A large cooked blue crab ready to eat!

A large cooked blue crab ready to eat!

One of the most frequently asked questions I get while running charters in the Tomoka Basin in Ormond Beach is, “what are all those bouys for?”  my reply is always simple, commercial blue crab traps.  As the water warms in the Spring, the crab pots start showing up.  First you see a trickling and then hundreds, especially in the basin.  Commercial fisherman aren’t the only ones taking blue crabs.  Recreational fisherman also take advantage of the bountiful abundance of blue crabs in Ormond Beach.  See FWC link for rules and regulations: 

Blue Crabs are often over looked by newcomers to the area but are great fun to catch and even better to eat.  We grew up using the kite string and crab net method most of the time.  Basically what you do is take some cheap parts of raw chicken like the neck or a hunk of mullet or other fish carcass and tie them to the end of a line.  Make sure whatever you are using sinks to the bottom (fat floats so chicken skin needs to be removed). Toss the lines into the water and tie off to something on the bank.  Get 4 or 5 of these lines out and start checking the lines periodically.   When a crab is on, he usually tries to drag the food away and the line gets taught.
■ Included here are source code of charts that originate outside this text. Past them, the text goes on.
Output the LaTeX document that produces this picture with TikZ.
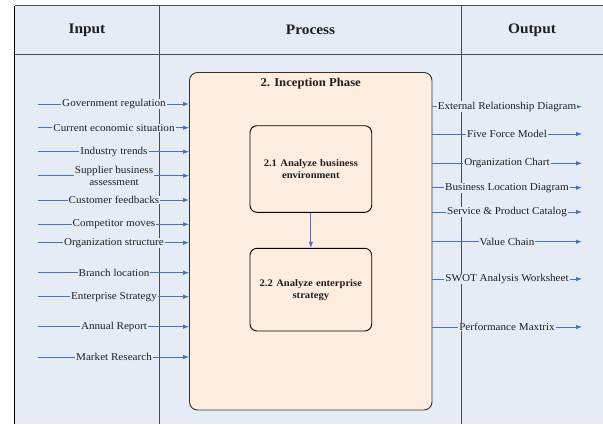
\documentclass[tikz,border=0pt]{standalone}
\usepackage{fontspec}
\setmainfont{Liberation Serif}[FakeStretch=1.06]
\usetikzlibrary{arrows.meta}

\definecolor{tblbg}{HTML}{E6ECF6}
\definecolor{gridline}{HTML}{4D4D4D}
\definecolor{phasebg}{HTML}{FFEDE0}
\definecolor{flow}{HTML}{4472C4}
\definecolor{ink}{HTML}{1F1F1F}

\tikzset{
  header/.style={font=\fontsize{14.5}{17}\selectfont\bfseries, text=ink},
  phase/.style={draw=black!80, line width=0.9pt, fill=phasebg, rounded corners=8pt},
  task/.style={draw=black, line width=0.9pt, fill=phasebg, rounded corners=7pt},
  tasktext/.style={font=\fontsize{10}{12}\selectfont\bfseries, align=center, text width=115pt, text=ink},
  flowarrow/.style={draw=flow, line width=0.8pt, -{Latex[length=6pt,width=4.5pt]}},
  flowlabel/.style={fill=tblbg, inner xsep=1pt, inner ysep=0.5pt, align=center,
    font=\fontsize{10.5}{11.7}\selectfont, text=ink},
  grid/.style={draw=gridline, line width=1pt},
}

\begin{document}
\begin{tikzpicture}[x=1pt, y=-1pt]
  \useasboundingbox (0,0) rectangle (603,424);

  % table background and rules
  \fill[tblbg] (14.5,5.5) rectangle (603,424);
  \draw[grid] (14.5,5.5) -- (603,5.5);
  \draw[grid] (14.5,54) -- (603,54);
  \draw[grid] (159.5,5.5) -- (159.5,424);
  \draw[grid] (461.5,5.5) -- (461.5,424);
  \draw[black, line width=1.1pt] (14.5,5.5) -- (14.5,424);

  % column headers
  \node[header] (hin)  at (87,29.8)  {Input};
  \node[header] (hpro) at (310.5,29.8) {Process};
  \node[header] (hout) at (532,29.8) {Output};

  % inception phase container
  \node[phase, minimum width=242.5pt, minimum height=337.5pt, inner sep=0pt] (phase) at (310.75,241.25) {};
  \node[font=\fontsize{12}{14}\selectfont\bfseries, text=ink] (ptitle) at (310.7,83.3) {2. Inception Phase};

  % tasks
  \node[task, minimum width=121.7pt, minimum height=86.6pt, inner sep=0pt] (t1) at (310.85,169) {};
  \node[tasktext] (t1txt) at (t1.center) {2.1 Analyze business\\environment};
  \node[task, minimum width=121.7pt, minimum height=82.7pt, inner sep=0pt] (t2) at (310.85,289.65) {};
  \node[tasktext] (t2txt) at (t2.center) {2.2 Analyze enterprise\\strategy};
  \draw[flowarrow] (t1.south) -- (t2.north);

  % inputs
  \foreach \y/\txt [count=\i] in {
      104/Government regulation,
      127.7/Current economic situation,
      151.7/Industry trends,
      175.7/Supplier business\\assessment,
      200/Customer feedbacks,
      224.3/Competitor moves,
      242.7/Organization structure,
      272.7/Branch location,
      296.7/Enterprise Strategy,
      326.7/Annual Report,
      357/Market Research} {
    \coordinate (in\i) at (38,\y);
    \draw[flowarrow] (in\i) -- (in\i -| phase.west);
    \node[flowlabel] (inl\i) at (114,\y) {\txt};
  }

  % outputs
  \foreach \y/\txt [count=\i] in {
      106.7/External Relationship Diagram,
      134/Five Force Model,
      163.3/Organization Chart,
      187.7/Business Location Diagram,
      212/Service \& Product Catalog,
      241.7/Value Chain,
      279/SWOT Analysis Worksheet,
      327/Performance Maxtrix} {
    \coordinate (out\i) at (582,\y);
    \draw[flowarrow] (out\i -| phase.east) -- (out\i);
    \node[flowlabel] (outl\i) at (507,\y) {\txt};
  }
\end{tikzpicture}
\end{document}
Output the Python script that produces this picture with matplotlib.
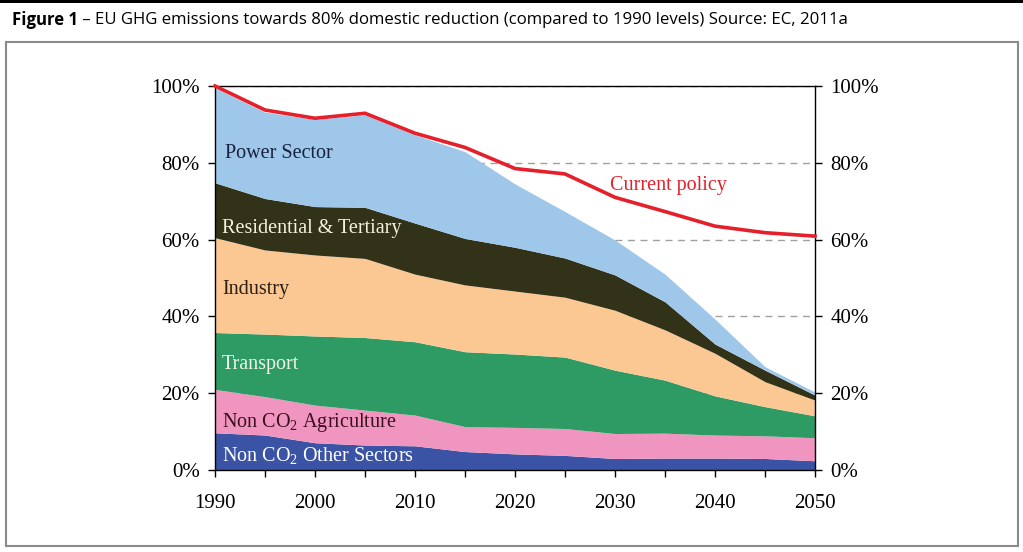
import matplotlib.pyplot as plt
from matplotlib.patches import Rectangle

plt.rcParams['mathtext.fontset'] = 'custom'
plt.rcParams['mathtext.rm'] = 'Liberation Serif'

years = [1990, 1995, 2000, 2005, 2010, 2015, 2020, 2025, 2030, 2035, 2040, 2045, 2050]

# cumulative tops of each stacked band (% of 1990 emissions)
other_top = [9.7, 9.1, 7.1, 6.5, 6.3, 4.8, 4.2, 3.8, 3.0, 3.1, 3.1, 3.0, 2.4]
agri_top = [21.0, 19.1, 16.9, 15.6, 14.3, 11.3, 11.1, 10.8, 9.5, 9.6, 9.1, 8.9, 8.4]
transport_top = [35.8, 35.4, 34.9, 34.5, 33.4, 30.8, 30.2, 29.4, 26.0, 23.4, 19.3, 16.5, 14.1]
industry_top = [60.5, 57.3, 56.0, 55.1, 51.0, 48.2, 46.6, 45.0, 41.6, 36.5, 30.4, 23.0, 18.2]
resid_top = [74.8, 70.7, 68.6, 68.4, 64.3, 60.3, 58.0, 55.2, 50.8, 43.8, 32.8, 26.0, 19.5]
power_top = [99.5, 93.2, 91.3, 92.5, 87.3, 82.9, 74.5, 67.3, 59.9, 51.0, 39.3, 26.9, 20.3]
current_policy = [100, 93.75, 91.6, 92.9, 87.7, 84.0, 78.5, 77.1, 71.0, 67.3, 63.5, 61.8, 60.9]

bands = [
    ("Non CO$_2$ Other Sectors", [0] * len(years), other_top, "#3b53a4", "white", 3.6),
    ("Non CO$_2$ Agriculture", other_top, agri_top, "#f095c0", "#3a0f1e", 12.5),
    ("Transport", agri_top, transport_top, "#2e9a64", "#eef7e6", 27.6),
    ("Industry", transport_top, industry_top, "#fbc894", "#2a1e10", 47.1),
    ("Residential & Tertiary", industry_top, resid_top, "#323218", "#f6f1dc", 63.0),
    ("Power Sector", resid_top, power_top, "#9fc7e9", "#18213e", 82.5),
]

fig = plt.figure(figsize=(10.23, 5.52), dpi=100)
ax = fig.add_axes([215 / 1023, 82 / 552, 600 / 1023, 384 / 552])

serif = "Liberation Serif"
for name, lo, hi, col, tcol, ty in bands:
    ax.fill_between(years, lo, hi, color=col, lw=0)
    xt = 1991.0 if name == "Power Sector" else 1990.7
    ax.text(xt, ty, name, color=tcol, fontsize=14.5, family=serif, va="center", ha="left")

ax.plot(years, current_policy, color="#e5202b", lw=2.6, zorder=5, clip_on=False)
ax.text(2029.5, 74.2, "Current policy", color="#e5202b", fontsize=14.5, family=serif,
        va="center", ha="left")

ax.set_xlim(1990, 2050)
ax.set_ylim(0, 100)
ax.set_xticks(range(1990, 2051, 10))
ax.set_xticks(range(1995, 2050, 10), minor=True)
ax.set_yticks(range(0, 101, 20))
ax.set_yticklabels([f"{v}%" for v in range(0, 101, 20)])
ax.set_axisbelow(True)
ax.yaxis.grid(True, color="#a0a0a0", ls=(0, (5, 4)), lw=1)
ax.tick_params(which="both", direction="out", length=5, width=1, labelsize=15, pad=6)
ax.tick_params(axis="x", pad=12)
ax.tick_params(axis="y", left=True, right=True, labelright=True)
for lab in ax.get_xticklabels() + ax.get_yticklabels():
    lab.set_family(serif)
for s in ax.spines.values():
    s.set_linewidth(1)

# outer frame and header bar
fig.patches.append(Rectangle((6 / 1023, 6 / 552), 1012 / 1023, 504 / 552, transform=fig.transFigure,
                             fill=False, ec="#8a8a8a", lw=1.5))
fig.patches.append(Rectangle((0, 549 / 552), 1, 3 / 552, transform=fig.transFigure,
                             color="black", lw=0))
t1 = fig.text(12 / 1023, 1 - 20 / 552, "Figure 1", fontsize=12.1, fontweight="bold",
              family="Open Sans", va="center", ha="left")
ax.annotate(" \u2013 EU GHG emissions towards 80% domestic reduction (compared to 1990 levels) Source: EC, 2011a",
            xy=(1, 0.5), xycoords=t1, va="center", ha="left", fontsize=12.1, family="Open Sans",
            annotation_clip=False)

plt.savefig("out.png", dpi=100)
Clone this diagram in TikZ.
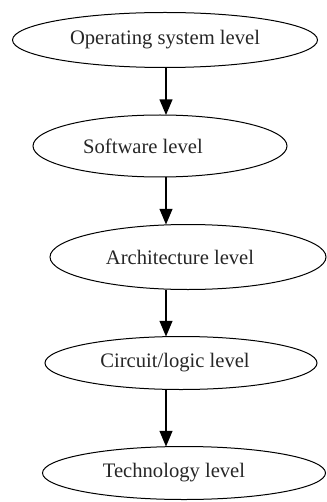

Slowly pull him in towards your net which is already down in the water.  When the crab is close you will scoop up with the net to try and catch him.  This is a bit of an art form that takes practice.  When the crabs are thick it doesn’t take long to catch a few dozen big ones.  Spring and summer are the best times to get them.  If you go onto YouTube there are a host of videos on picking or cleaning the crabs.